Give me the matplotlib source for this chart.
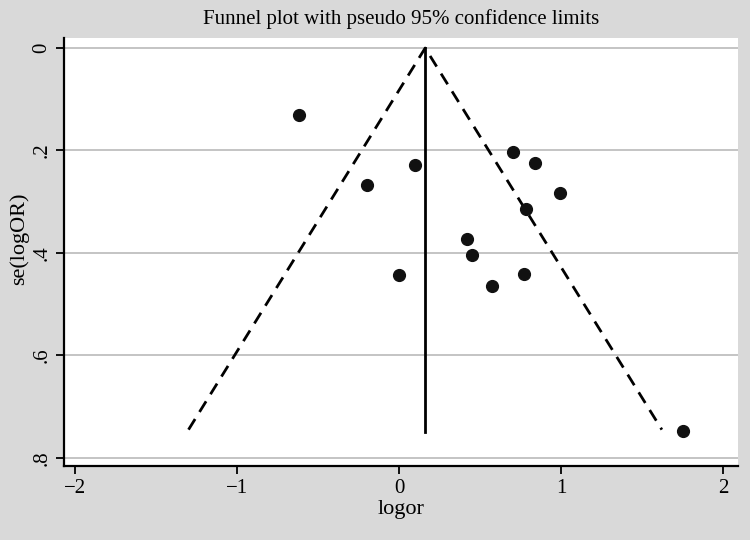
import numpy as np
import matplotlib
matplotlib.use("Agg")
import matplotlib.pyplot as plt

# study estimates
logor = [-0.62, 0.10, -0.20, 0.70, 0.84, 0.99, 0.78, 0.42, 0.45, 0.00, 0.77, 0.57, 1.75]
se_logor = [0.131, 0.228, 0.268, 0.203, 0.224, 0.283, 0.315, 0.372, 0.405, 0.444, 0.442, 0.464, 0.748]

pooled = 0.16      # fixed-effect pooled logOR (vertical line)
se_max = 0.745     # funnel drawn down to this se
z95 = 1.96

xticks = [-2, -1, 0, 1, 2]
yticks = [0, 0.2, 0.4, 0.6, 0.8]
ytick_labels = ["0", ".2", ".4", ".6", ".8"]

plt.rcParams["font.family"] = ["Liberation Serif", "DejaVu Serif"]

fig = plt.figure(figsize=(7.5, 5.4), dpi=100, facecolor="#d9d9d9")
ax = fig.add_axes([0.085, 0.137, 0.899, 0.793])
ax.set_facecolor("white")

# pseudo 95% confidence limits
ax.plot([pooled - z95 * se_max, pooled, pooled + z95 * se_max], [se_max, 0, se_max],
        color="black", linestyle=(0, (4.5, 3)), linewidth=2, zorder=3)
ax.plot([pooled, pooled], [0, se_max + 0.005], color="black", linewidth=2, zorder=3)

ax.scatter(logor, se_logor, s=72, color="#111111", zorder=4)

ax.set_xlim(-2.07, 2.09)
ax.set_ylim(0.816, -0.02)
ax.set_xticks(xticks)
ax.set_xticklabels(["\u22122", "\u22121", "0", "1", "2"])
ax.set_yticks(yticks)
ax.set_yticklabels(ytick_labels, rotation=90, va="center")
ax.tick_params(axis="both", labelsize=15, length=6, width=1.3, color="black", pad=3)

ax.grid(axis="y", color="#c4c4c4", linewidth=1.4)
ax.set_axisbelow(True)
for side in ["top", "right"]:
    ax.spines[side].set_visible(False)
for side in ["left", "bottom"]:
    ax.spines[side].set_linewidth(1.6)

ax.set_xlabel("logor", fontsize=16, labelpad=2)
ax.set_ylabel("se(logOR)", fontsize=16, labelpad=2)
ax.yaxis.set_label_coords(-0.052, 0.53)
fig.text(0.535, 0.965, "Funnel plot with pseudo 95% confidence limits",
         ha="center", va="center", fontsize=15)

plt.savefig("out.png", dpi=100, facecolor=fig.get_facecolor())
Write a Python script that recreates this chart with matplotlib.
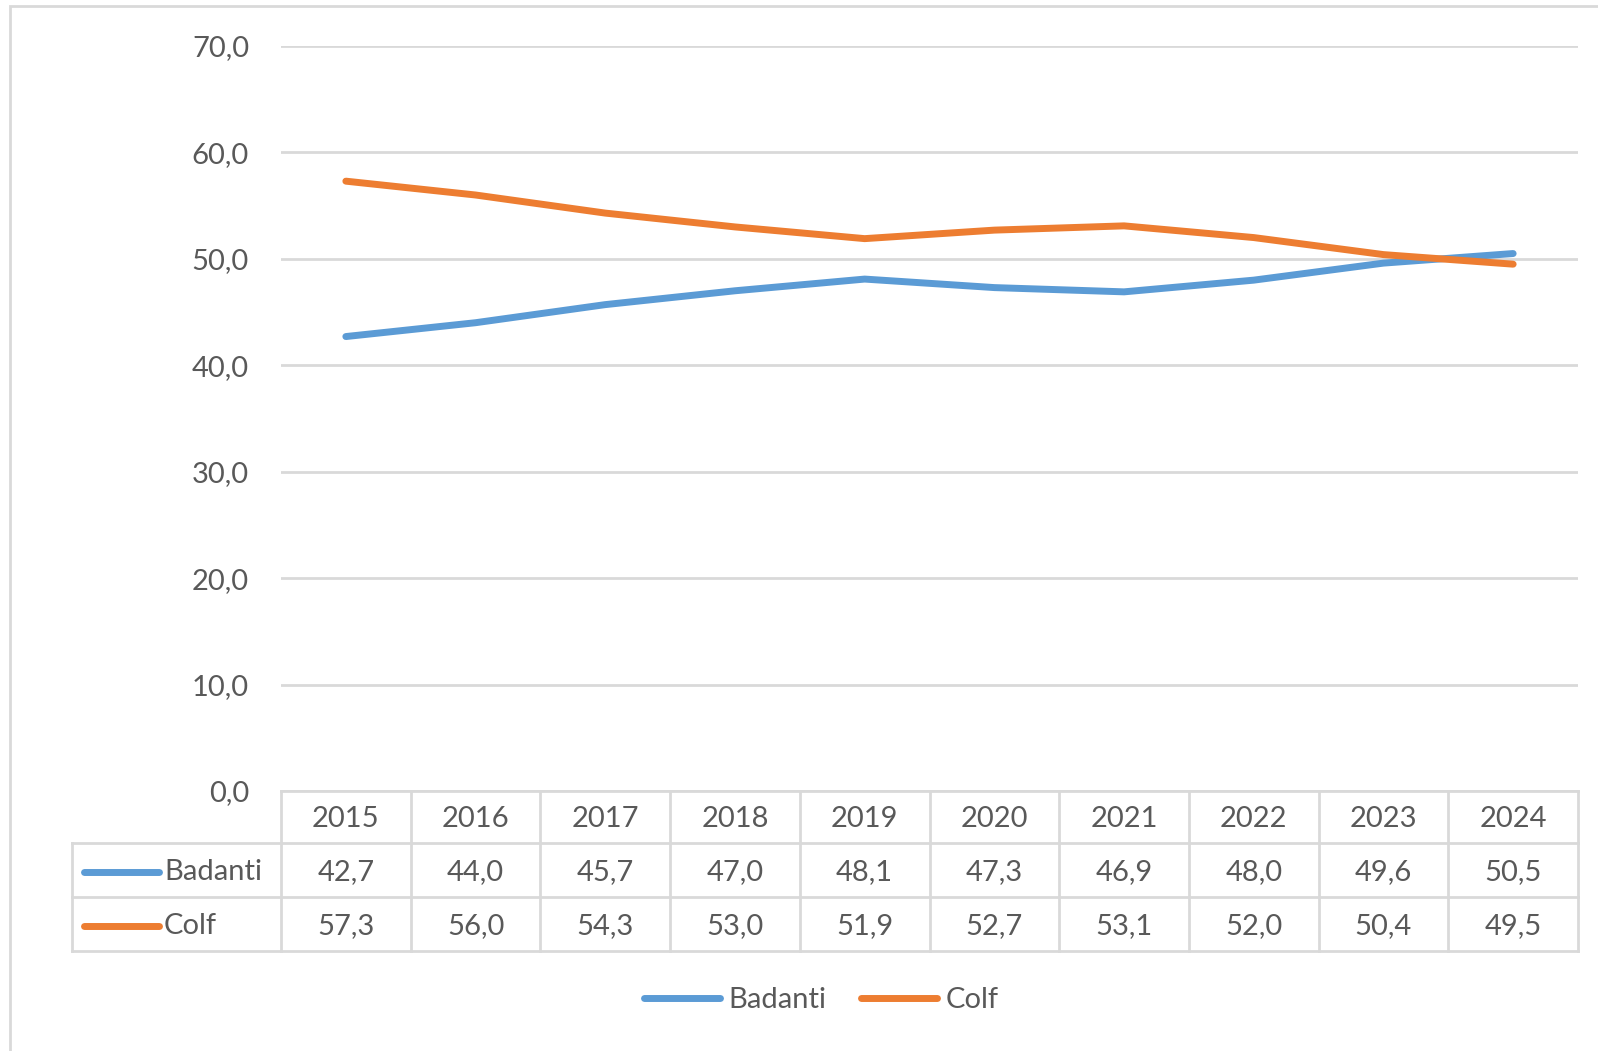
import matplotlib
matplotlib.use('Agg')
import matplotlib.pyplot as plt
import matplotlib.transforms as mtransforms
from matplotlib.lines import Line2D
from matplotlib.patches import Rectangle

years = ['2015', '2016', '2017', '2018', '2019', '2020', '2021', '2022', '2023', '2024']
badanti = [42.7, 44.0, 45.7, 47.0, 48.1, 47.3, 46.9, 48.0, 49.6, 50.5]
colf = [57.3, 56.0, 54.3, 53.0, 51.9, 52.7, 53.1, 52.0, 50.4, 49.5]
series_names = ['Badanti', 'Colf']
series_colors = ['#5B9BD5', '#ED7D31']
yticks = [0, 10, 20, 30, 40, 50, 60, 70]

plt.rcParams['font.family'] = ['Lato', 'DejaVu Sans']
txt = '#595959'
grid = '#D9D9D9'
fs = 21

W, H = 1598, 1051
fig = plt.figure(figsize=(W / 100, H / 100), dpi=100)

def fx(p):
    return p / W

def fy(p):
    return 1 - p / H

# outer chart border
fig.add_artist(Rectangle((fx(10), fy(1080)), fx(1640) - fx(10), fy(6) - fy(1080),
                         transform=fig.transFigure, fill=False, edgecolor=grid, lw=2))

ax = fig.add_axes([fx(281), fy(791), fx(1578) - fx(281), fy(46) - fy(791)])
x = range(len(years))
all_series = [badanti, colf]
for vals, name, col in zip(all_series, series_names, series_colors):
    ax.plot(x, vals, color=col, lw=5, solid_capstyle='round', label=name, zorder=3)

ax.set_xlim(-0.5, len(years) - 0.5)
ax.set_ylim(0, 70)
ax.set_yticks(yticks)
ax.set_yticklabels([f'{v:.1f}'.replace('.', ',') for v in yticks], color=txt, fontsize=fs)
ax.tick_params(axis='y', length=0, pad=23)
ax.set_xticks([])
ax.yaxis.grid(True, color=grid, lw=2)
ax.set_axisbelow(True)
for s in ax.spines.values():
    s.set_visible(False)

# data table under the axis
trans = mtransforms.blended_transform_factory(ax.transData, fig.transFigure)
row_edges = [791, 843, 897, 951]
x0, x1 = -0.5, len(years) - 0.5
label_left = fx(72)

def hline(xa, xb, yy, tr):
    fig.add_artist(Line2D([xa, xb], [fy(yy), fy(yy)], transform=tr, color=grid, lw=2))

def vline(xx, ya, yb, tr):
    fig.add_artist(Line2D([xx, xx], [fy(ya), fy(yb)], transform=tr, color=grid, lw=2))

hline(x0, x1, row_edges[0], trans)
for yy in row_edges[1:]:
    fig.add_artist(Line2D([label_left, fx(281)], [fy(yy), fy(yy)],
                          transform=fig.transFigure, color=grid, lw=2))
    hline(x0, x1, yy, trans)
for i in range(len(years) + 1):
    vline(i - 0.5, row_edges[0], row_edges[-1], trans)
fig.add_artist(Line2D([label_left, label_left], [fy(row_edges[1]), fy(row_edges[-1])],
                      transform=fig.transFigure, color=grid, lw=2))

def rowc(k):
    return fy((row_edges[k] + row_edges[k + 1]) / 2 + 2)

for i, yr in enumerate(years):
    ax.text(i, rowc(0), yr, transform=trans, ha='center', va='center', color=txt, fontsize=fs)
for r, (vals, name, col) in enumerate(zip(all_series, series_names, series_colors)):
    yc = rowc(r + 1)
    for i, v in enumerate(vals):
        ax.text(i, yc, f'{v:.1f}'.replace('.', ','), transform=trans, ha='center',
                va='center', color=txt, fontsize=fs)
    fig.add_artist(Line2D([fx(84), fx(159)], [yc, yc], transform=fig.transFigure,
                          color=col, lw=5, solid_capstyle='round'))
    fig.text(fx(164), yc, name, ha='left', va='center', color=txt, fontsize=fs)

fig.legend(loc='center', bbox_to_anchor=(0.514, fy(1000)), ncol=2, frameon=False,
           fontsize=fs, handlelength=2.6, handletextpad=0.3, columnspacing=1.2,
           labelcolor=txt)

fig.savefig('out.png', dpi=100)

───

Do this: All lines above from the one containing "Write a Python" through the one containing "return 1 - p / H" are to be quoted exactly, and only those; pictures are left out.

Correct answer:
Write a Python script that recreates this chart with matplotlib.
import matplotlib
matplotlib.use('Agg')
import matplotlib.pyplot as plt
import matplotlib.transforms as mtransforms
from matplotlib.lines import Line2D
from matplotlib.patches import Rectangle

years = ['2015', '2016', '2017', '2018', '2019', '2020', '2021', '2022', '2023', '2024']
badanti = [42.7, 44.0, 45.7, 47.0, 48.1, 47.3, 46.9, 48.0, 49.6, 50.5]
colf = [57.3, 56.0, 54.3, 53.0, 51.9, 52.7, 53.1, 52.0, 50.4, 49.5]
series_names = ['Badanti', 'Colf']
series_colors = ['#5B9BD5', '#ED7D31']
yticks = [0, 10, 20, 30, 40, 50, 60, 70]

plt.rcParams['font.family'] = ['Lato', 'DejaVu Sans']
txt = '#595959'
grid = '#D9D9D9'
fs = 21

W, H = 1598, 1051
fig = plt.figure(figsize=(W / 100, H / 100), dpi=100)

def fx(p):
    return p / W

def fy(p):
    return 1 - p / H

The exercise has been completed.